DiPascali, who pleaded guilty in 2009 and testified against his ex-colleagues in hopes of leniency, was targeted by defense lawyer Larry Krantz for lying to investors, regulators and co-workers for 30 years about his knowledge of the Ponzi fraud.
"Is it fair to say you became very good at conning people?" asked Krantz, the lawyer for former Madoff computer programmer George Perez, 47, of East Brunswick, N.J.
"I never took a survey," responded DiPascali, who raked in millions serving as Madoff's right-hand man.
Perez and the other defendants -- including fellow programmer Jerome O'Hara, 50, of Malverne, and account manager Annette Bongiorno, 65, of Manhasset -- are charged in federal court in Manhattan with helping cook the books to fool customers and auditors. They all claim they were duped.

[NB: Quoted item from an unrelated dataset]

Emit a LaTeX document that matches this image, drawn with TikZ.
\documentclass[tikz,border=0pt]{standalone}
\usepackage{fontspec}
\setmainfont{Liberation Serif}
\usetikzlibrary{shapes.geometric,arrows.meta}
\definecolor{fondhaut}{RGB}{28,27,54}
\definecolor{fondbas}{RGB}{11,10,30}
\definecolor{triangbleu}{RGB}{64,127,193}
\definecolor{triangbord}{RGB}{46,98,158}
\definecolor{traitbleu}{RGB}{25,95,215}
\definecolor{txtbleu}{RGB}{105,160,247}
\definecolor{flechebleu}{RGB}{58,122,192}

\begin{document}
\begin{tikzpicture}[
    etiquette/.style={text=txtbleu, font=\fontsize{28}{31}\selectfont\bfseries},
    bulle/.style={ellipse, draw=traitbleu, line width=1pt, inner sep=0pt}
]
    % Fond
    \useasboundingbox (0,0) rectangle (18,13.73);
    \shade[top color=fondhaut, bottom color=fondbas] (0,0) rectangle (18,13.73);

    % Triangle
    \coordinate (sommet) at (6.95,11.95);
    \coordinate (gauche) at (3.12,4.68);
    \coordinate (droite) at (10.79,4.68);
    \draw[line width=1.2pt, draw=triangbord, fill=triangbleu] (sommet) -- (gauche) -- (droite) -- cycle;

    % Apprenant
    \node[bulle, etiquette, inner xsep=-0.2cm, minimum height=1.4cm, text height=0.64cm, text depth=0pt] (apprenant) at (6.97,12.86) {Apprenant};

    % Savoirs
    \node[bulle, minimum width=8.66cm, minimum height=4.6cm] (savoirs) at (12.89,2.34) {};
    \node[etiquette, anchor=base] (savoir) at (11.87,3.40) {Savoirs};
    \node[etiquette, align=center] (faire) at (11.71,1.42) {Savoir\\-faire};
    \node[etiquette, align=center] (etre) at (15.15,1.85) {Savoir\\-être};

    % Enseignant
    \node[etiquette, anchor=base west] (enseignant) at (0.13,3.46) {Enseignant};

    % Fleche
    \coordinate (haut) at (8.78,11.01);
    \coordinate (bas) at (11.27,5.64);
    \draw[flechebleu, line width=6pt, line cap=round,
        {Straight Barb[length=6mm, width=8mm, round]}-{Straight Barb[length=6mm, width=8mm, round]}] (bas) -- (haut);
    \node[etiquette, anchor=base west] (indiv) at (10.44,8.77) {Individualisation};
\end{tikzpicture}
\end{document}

DiPascali, who implicated all of them, held his temper during an aggressive cross-examination, but quibbled repeatedly with Krantz -- insisting that the five "sportfishing boats" he got from Madoff were not yachts, and requesting a definition of "lavish" when asked about the house he built with his Madoff money.

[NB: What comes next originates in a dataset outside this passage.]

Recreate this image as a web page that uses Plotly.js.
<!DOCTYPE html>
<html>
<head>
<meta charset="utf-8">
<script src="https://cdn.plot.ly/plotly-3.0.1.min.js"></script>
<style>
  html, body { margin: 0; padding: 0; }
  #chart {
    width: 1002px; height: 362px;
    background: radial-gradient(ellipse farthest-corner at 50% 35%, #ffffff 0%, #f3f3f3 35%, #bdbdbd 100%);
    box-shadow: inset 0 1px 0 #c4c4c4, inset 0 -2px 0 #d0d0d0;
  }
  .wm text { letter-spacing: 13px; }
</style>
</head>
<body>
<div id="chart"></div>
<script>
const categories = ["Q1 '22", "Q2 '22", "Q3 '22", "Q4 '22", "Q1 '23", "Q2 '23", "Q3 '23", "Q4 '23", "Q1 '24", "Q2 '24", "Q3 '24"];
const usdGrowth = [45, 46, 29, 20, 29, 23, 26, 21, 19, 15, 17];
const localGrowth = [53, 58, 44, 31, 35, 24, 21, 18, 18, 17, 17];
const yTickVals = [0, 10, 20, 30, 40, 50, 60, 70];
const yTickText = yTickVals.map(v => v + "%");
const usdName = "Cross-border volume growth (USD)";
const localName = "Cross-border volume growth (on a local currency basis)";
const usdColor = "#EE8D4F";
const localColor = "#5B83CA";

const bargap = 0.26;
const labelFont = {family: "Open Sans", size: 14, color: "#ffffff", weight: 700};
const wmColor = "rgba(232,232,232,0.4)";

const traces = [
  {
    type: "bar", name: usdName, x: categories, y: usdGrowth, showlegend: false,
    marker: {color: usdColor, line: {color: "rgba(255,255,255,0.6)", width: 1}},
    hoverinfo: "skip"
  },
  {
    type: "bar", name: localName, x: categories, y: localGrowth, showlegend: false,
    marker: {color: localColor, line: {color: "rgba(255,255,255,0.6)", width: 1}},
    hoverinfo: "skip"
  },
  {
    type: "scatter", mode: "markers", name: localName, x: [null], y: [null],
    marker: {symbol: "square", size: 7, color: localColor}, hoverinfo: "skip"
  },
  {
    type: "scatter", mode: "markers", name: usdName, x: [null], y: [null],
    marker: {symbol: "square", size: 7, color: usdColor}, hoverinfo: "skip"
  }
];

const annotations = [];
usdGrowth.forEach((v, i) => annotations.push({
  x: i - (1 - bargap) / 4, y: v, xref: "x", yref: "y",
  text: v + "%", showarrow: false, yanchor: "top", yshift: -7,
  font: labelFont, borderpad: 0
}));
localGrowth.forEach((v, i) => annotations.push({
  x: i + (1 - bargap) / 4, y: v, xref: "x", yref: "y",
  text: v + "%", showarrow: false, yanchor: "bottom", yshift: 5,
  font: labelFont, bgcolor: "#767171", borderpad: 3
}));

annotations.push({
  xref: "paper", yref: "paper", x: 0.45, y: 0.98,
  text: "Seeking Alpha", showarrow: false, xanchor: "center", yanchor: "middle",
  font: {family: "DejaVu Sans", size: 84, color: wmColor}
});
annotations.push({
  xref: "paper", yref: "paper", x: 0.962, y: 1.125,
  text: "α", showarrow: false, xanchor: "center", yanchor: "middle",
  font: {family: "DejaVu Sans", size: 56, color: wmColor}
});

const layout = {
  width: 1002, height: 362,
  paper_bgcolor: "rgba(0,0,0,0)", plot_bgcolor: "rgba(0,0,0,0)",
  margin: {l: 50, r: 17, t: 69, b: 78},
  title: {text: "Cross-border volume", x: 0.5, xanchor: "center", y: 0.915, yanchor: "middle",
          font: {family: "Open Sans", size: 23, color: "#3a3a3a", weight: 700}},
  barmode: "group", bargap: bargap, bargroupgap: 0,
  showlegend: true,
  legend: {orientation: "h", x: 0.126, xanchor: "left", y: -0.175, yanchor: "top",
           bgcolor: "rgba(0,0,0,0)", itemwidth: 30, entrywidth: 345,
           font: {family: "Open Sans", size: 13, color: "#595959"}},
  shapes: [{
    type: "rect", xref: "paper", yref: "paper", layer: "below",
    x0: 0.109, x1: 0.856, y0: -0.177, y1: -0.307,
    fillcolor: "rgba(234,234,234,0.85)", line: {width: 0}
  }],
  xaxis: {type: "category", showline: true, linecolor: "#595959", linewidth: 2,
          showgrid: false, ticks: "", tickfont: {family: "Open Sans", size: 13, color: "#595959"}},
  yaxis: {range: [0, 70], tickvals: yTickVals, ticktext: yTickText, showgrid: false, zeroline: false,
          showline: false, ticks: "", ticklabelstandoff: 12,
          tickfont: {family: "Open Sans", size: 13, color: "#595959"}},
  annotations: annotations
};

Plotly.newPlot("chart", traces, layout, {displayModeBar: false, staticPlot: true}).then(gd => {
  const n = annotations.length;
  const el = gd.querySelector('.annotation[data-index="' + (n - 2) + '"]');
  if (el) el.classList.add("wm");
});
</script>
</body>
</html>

He also avoided a direct answer when asked if he would have made even more money if he was paid for every lie he told. "I don't know what the rate per lie would be, sir," DiPascali responded.
Completing his direct testimony Wednesday morning, DiPascali provided new details of the steps Madoff took five years ago to prepare for his demise, after telling DiPascali in a closed-door meeting on Dec. 3, 2008, that he had run out of money, options and time. He said Madoff asked him to burn "damning" documents in a firepit at his home. DiPascali refused, but said he filled 22 boxes with incriminating records and delivered them to Madoff's driver. He was later told they had been shredded.
He also testified that Madoff at first planned to hang on until after Christmas, to give him time to talk to family and take care of close associates. But DiPascali realized the timing had moved up when Ruth Madoff dropped off some gifts at the office on Dec. 10.
"She looked catatonic," testified DiPascali, who said that in normal times Madoff's wife was an attractive woman. "She looked horrible. She looked like she had been crying all day."
DiPascali said he followed her out of the office, jumped on an elevator with her and said, "Ruthie, it's going to be OK."
Prosecutor John Zach asked him if he believed what he was saying. "No," DiPascali answered. Madoff turned himself in the next day.